After he ran out like his ass was on fire, she couldn’t help but give in to the urge to plan. If she hadn’t, her mind would drift to all she’d lost. Grace did everything she could to prevent that. She’d spent a solid month in a haze, trying to remember when the last time she’d bathed or cleaned her clothes was.
Planning saved her life. It was the focus she needed to drag herself out of a pit of grief and find a new reason to live.
Revenge.
It put ice in her veins and forced her to become patient. She had pretended to be Duffy for a year, lived as a man and listened to what men said when they thought they were safe. She was a predator, stalking her prey, waiting to pounce until the moment was just right. Gathering information and storing it away as she moved closer to what she needed.
Then Ben had slammed into her scheme with his hard fists and his uncontrollable rage. Now he would make it right. He had to. There wasn’t any other option, and she refused to abandon Henry. She’d had to dig deep and let her pain bubble to the surface to convince him to help her find the compound.
To find the last Cunningham. To find her son.
In her heart, she was afraid he was dead, but she held onto a very slim thread of hope. It was what drove her to keep going on the darkest days when all she wanted to do was hide. No matter what she found, she would know what happened to Henry. Her soul would not be at peace until she did.

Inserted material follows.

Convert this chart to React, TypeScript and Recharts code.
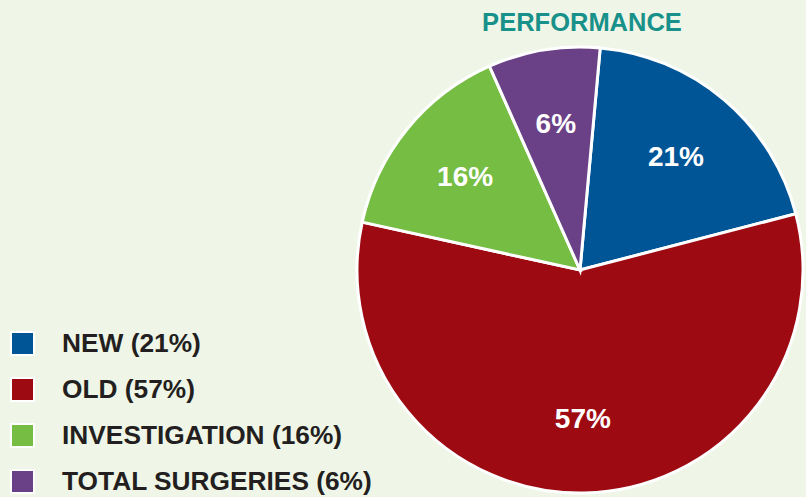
import React from 'react';
import { PieChart, Pie, Cell } from 'recharts';

const categories = ['NEW', 'OLD', 'INVESTIGATION', 'TOTAL SURGERIES'];
const sliceValues = [19.5, 57.5, 14.9, 8.1];
const percentLabels = ['21%', '57%', '16%', '6%'];
const colors = ['#005596', '#9e0a12', '#76bd43', '#6a4187'];
const title = 'PERFORMANCE';

const data = categories.map((name, i) => ({
  name,
  value: sliceValues[i],
  pct: percentLabels[i],
  color: colors[i],
}));

if (typeof document !== 'undefined') {
  document.body.style.margin = '0';
}

const FONT = '"Liberation Sans", Arial, Helvetica, sans-serif';
const RAD = Math.PI / 180;

const renderLabel = (props: any) => {
  const { cx, cy, midAngle, outerRadius, index } = props;
  const r = outerRadius * 0.665;
  const x = cx + r * Math.cos(-midAngle * RAD);
  const y = cy + r * Math.sin(-midAngle * RAD);
  return (
    <text
      x={x}
      y={y}
      fill="#ffffff"
      textAnchor="middle"
      dominantBaseline="central"
      fontFamily={FONT}
      fontWeight="bold"
      fontSize={28}
    >
      {data[index].pct}
    </text>
  );
};

const LegendBlock = () => (
  <div
    style={{
      position: 'absolute',
      left: 10,
      top: 320,
      width: 400,
      fontFamily: FONT,
    }}
  >
    {data.map((d) => (
      <div
        key={d.name}
        style={{ display: 'flex', alignItems: 'center', height: 46 }}
      >
        <div
          style={{
            width: 21,
            height: 21,
            background: d.color,
            border: '2px solid #ffffff',
            boxSizing: 'content-box',
          }}
        />
        <span
          style={{
            marginLeft: 27,
            fontSize: 26.3,
            fontWeight: 'bold',
            color: '#231f20',
            whiteSpace: 'nowrap',
          }}
        >
          {`${d.name} (${d.pct})`}
        </span>
      </div>
    ))}
  </div>
);

export default function App() {
  return (
    <div
      style={{
        position: 'relative',
        width: 806,
        height: 497,
        background: '#f0f6e7',
        overflow: 'hidden',
      }}
    >
      <PieChart width={806} height={497} margin={{ top: 0, right: 0, bottom: 0, left: 0 }}>
        <Pie
          data={data}
          dataKey="value"
          nameKey="name"
          cx={580}
          cy={270}
          outerRadius={223}
          startAngle={84.8}
          endAngle={-275.2}
          stroke="#ffffff"
          strokeWidth={3}
          label={renderLabel}
          labelLine={false}
          isAnimationActive={false}
        >
          {data.map((d) => (
            <Cell key={d.name} fill={d.color} />
          ))}
        </Pie>
      </PieChart>
      <div
        style={{
          position: 'absolute',
          left: 582,
          top: 22,
          transform: 'translate(-50%, -50%)',
          fontFamily: FONT,
          fontWeight: 'bold',
          fontSize: 25.5,
          color: '#17918a',
          whiteSpace: 'nowrap',
        }}
      >
        {title}
      </div>
      <LegendBlock />
    </div>
  );
}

Thoughts of his soft, warm hugs and his little boy body snuggled against hers made a flood of memories assault her. She wrapped her arms around her torso and began to hum his favorite lullaby.

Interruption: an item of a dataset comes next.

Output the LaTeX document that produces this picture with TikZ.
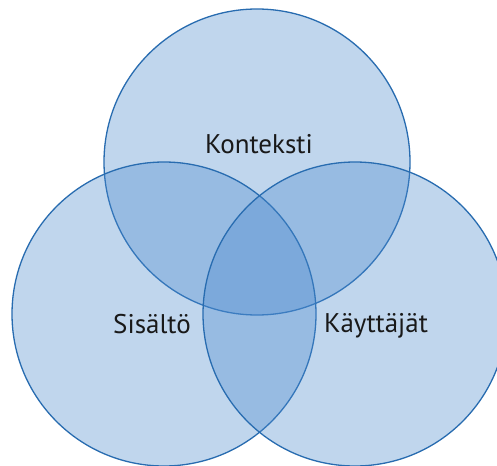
\documentclass[tikz,border=0pt]{standalone}
\usepackage{fontspec}
\setmainfont{PT Sans}
\definecolor{vennfill}{RGB}{75,138,206}
\definecolor{vennline}{RGB}{40,108,176}
\tikzset{
	venn/.style={fill=vennfill,fill opacity=0.35,draw=vennline,draw opacity=1,line width=1.3pt},
	label/.style={font=\fontsize{27}{32}\selectfont,text=black!90}
}

\begin{document}
\begin{tikzpicture}[x=1pt,y=-1pt]
	\useasboundingbox (0,0) rectangle (497,465);
	\fill[white] (0,0) rectangle (497,465);
	\draw[venn] (257,162) circle (153pt);
	\draw[venn] (164,314) circle (152pt);
	\draw[venn] (355,314) circle (152pt);
	\node[label] (kont) at (259,144) {Konteksti};
	\node[label] (sis) at (152,324) {Sisältö};
	\node[label] (kay) at (376,326) {Käyttäjät};
\end{tikzpicture}
\end{document}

Soon the words danced from her tongue, hovering on the air as tears slid down her cheeks. It had been a long time since she’d allowed herself the luxury of crying. In the first month after Alfred’s death and Henry’s kidnapping, she’d wept a river. Her eyes were always swollen and scratchy. She’d washed a mountain of handkerchiefs.
Then she’d turned off the tears, unwilling to allow herself to cry anymore. She’d kept that promise to herself for so long. After a year of blocking her emotions except for the darkest of them, she opened herself back up. Just a little.
As the notes faded into the small structure’s air, she heard a noise. Grace wiped the moisture from her cheeks and got to her feet. She needed to find Ben and start those plans to find the compound.
She found him on his knees, shoulders slumped, silent, unmoving. She didn’t know if she should walk away or interrupt this strange scene.
“Can we, uh, pack your things? We’re burning daylight.”
He didn’t move. She wasn’t known for her patience.